The Conservatives seized power in January 2006, defeating a Liberal minority government by winning 127 of the 308 seats in Parliament. When the election was called in early September, Harper said he needed a stronger mandate from the electorate because the deeply fractured Parliament was ungovernable. As the prime minister hit the hustings, it looked as though a majority was within striking distance.

The party's strategy has been to portray Liberal leader Stéphane Dion as weak and ineffective. Analysts say the Liberal leader's campaign suffered early on because of Mr. Dion's struggle with English and his inability to effectively convey the benefits of his key policy plank, the green shift or carbon tax.

Still, Harper appears to have undermined his push to win new seats following a series of gaffes in recent weeks that have left voters with the impression that he's out of touch with the concerns of ordinary citizens. While Canadians watched in horror as tumbling stock markets decimated their retirement savings, Harper told voters not to worry because the downdraft presented "buying opportunities."

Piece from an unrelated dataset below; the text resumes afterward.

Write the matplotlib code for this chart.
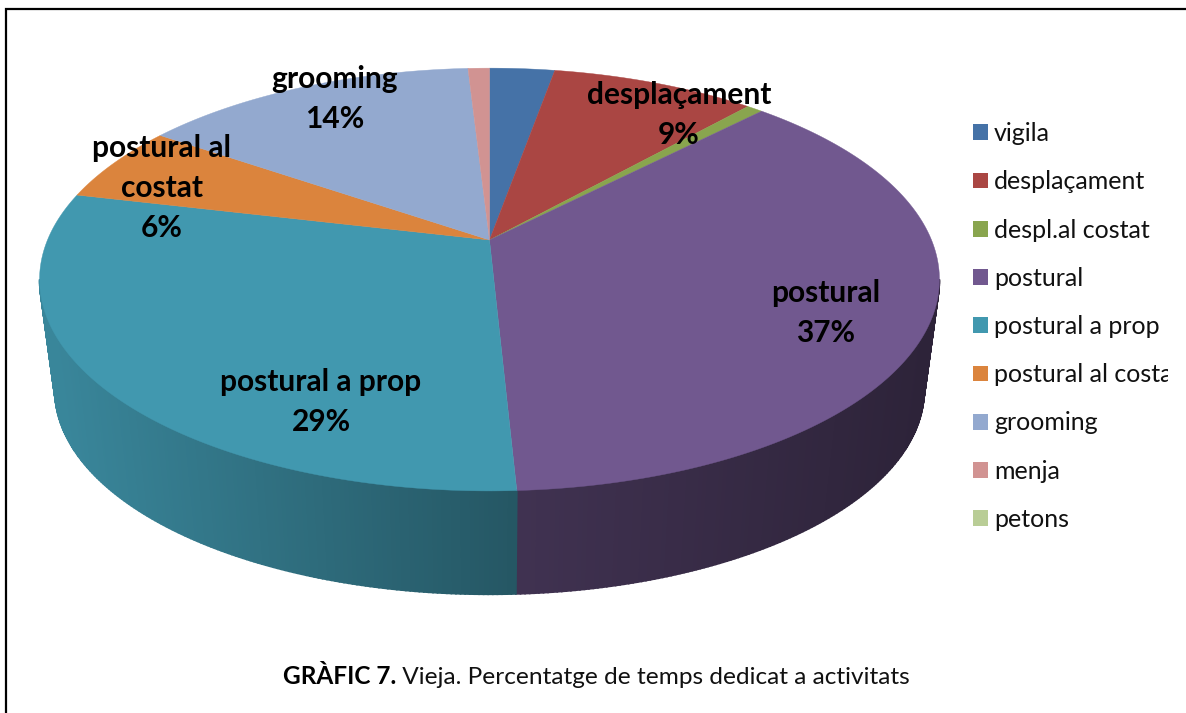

"[T]oo often the prime minister seems like a technocrat, struggling to connect on an emotional level with voters," says Lisa Young, a political science professor at the University of Calgary.

Worse, plans for a major electoral breakthrough by the Conservatives in Quebec also appear to have fallen off the rails. Harper inadvertently unleashed a backlash from Quebec voters after he supported an earlier decision to cut $45-million to arts programs that Quebeckers see as crucial to maintaining their French culture. He also took a hard-line approach to youth offenders that proved out of step with the socially progressive province, Young says.

Harper spent Sunday trying to shore up votes in Quebec, a key province for any party looking to win a majority. "The leader of the bloc wants Quebeckers to stay in the hallways with their arms crossed," Harper said. "Send an MP to Ottawa who will be able to improve your economic situation, who will defend Quebec values."

Meanwhile, at an early Sunday morning rally in Scarborough, Ont., Dion said his party will restore Canada's status on the international stage. "The world wants Canada back ... and that is only possible with a progressive government, a Liberal government," he said.

Paul Nesbitt-Larking, chair of political science of Huron University College in London, Ontario, says he believes the Liberals could still upstage the Conservatives when the final votes are tallied. "With so many growing forces of opposition to the Conservatives, the question is whether Mr. Dion and the Liberals can suck up enough strategic votes from the Green [Party] and NDP to win.... It's not beyond the realm of possibilities," Professor Nesbitt-Larking says.

Meanwhile, the election comes as signs are growing that Canada is headed for a recession, notably the loss of more than 400,000 jobs in Ontario's manufacturing sector over the past few years. Still, unlike the US, banks are well capitalized and the federal government has been running a budget surplus for more than a decade.